Beyond that, more guns on belts and in cars means more opportunities for escalation.  It means more times when young men (and it’s almost always young men) are arguing, a fist fight will turn into a gun fight.  That’s what those who mock gun-free zones misunderstand – they’re not intended to keep criminals from carrying guns, they’re intended to keep ordinary people from shooting each other over insults.

Mental illness is only a small part of the problem.  I think you have to be mentally ill to plan and execute a mass shooting.  Our resources for treating mental illness are grossly inadequate and they need to be increased.  But the vast, vast majority of mentally ill people aren’t violent, and the vast majority of shooters don’t kill because they think there’s nothing wrong with mass murder.

How do you identify people who are likely to do something like this?  How do you intervene without mimicking the WWII Japanese internment camps, where you round up anyone you think might possibly be a problem – and thus provide a powerful disincentive for mentally ill people to seek treatment?  You can’t.

What can we do?  I hate hate hate bloggers and commentators who rant about how bad things are without suggesting solutions.  Screaming “ain’t it awful” is easy – finding ways to make it better requires work. Mark Morford is fun to read, but this essay is useless even if it is accurate. Like the smoker who finds himself with lung cancer, by the time he accepts the fact that there’s a problem it’s too late to prevent the worst from happening.  Now it becomes a question not of preventing the problem, but of making its effects less worse.

We can accept incremental solutions.  There is no complete solution – there is nothing that will absolutely prevent this from happening again.  So rather than continuing simple-but-wrong rightwing or leftwing rants, let’s make the small changes that can be done to make things better.
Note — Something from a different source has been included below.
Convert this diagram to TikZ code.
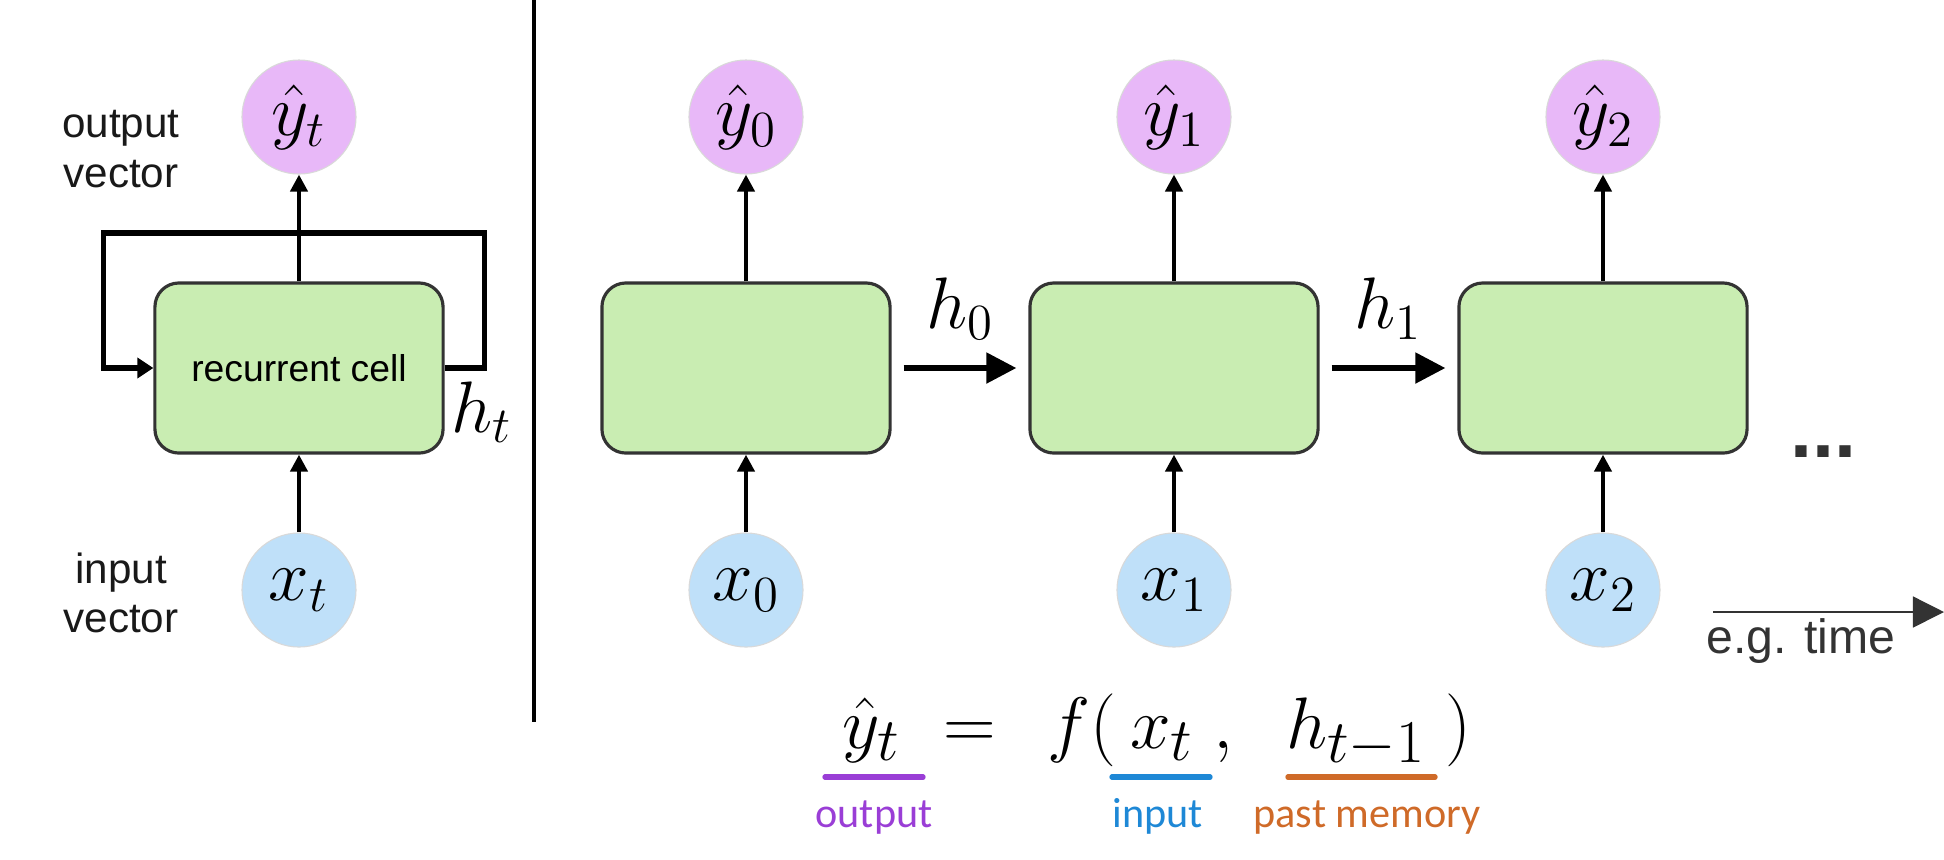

We can make guns harder to get.  Expand background checks to private sales.  Make waiting periods longer.  If you need to buy a gun right now you don’t need a gun – you need a restraining order and a safe house.

We can require licensing.  You have to have a license to drive a car, there’s no reason why you shouldn’t need a license to own a weapon designed to kill people quickly at a distance.  No, my libertarian friends, it’s not that we need “government permission” to own a gun, it’s that I want some semi-objective person looking at everyone who does.  That’s why you almost never hear of a crime or even an accident by someone with a concealed handgun permit.

I’m sure there’s more we can do that I’m not thinking of right now.  Nothing will be perfect – it’s too late for that.  But we can make things better.

No, this won’t keep criminals from getting guns.  It won’t keep ordinary citizens from getting them either.  It will make it harder for seemingly-normal would-be mass murderers to get guns, to the point that some of them will try other, less effective methods, or decide it’s too much trouble and not kill anyone.  Not all, but some, and incremental improvement is better than no improvement.

Let’s change the culture.  What if we stopped glorifying violence?  What if we stopped killing people in other countries with bombs and drones?  What if law enforcement stopped trying to establish dominance and started trying to keep the peace?  What if we stopped demonizing whole races, classes, and religions?

What if “pro-life” meant building a world where no one feels threatened, instead of anti-sex, anti-woman, and pro-birth?

What if “all lives matter” meant building a world where no one felt the only way they could matter was to make themselves infamous through mass murder, instead of trying to silence black people who are tired of being killed by people with guns and badges?

None of this would guarantee there would be no more mass murders.  But it would help.

The thousands of gun deaths each year and the handful of mass shootings that grab our attention are the inevitable result of a culture that values power over life and dominance over cooperation.  We are reaping what we have sowed.

But we don’t have to keep planting the same crops over and over again.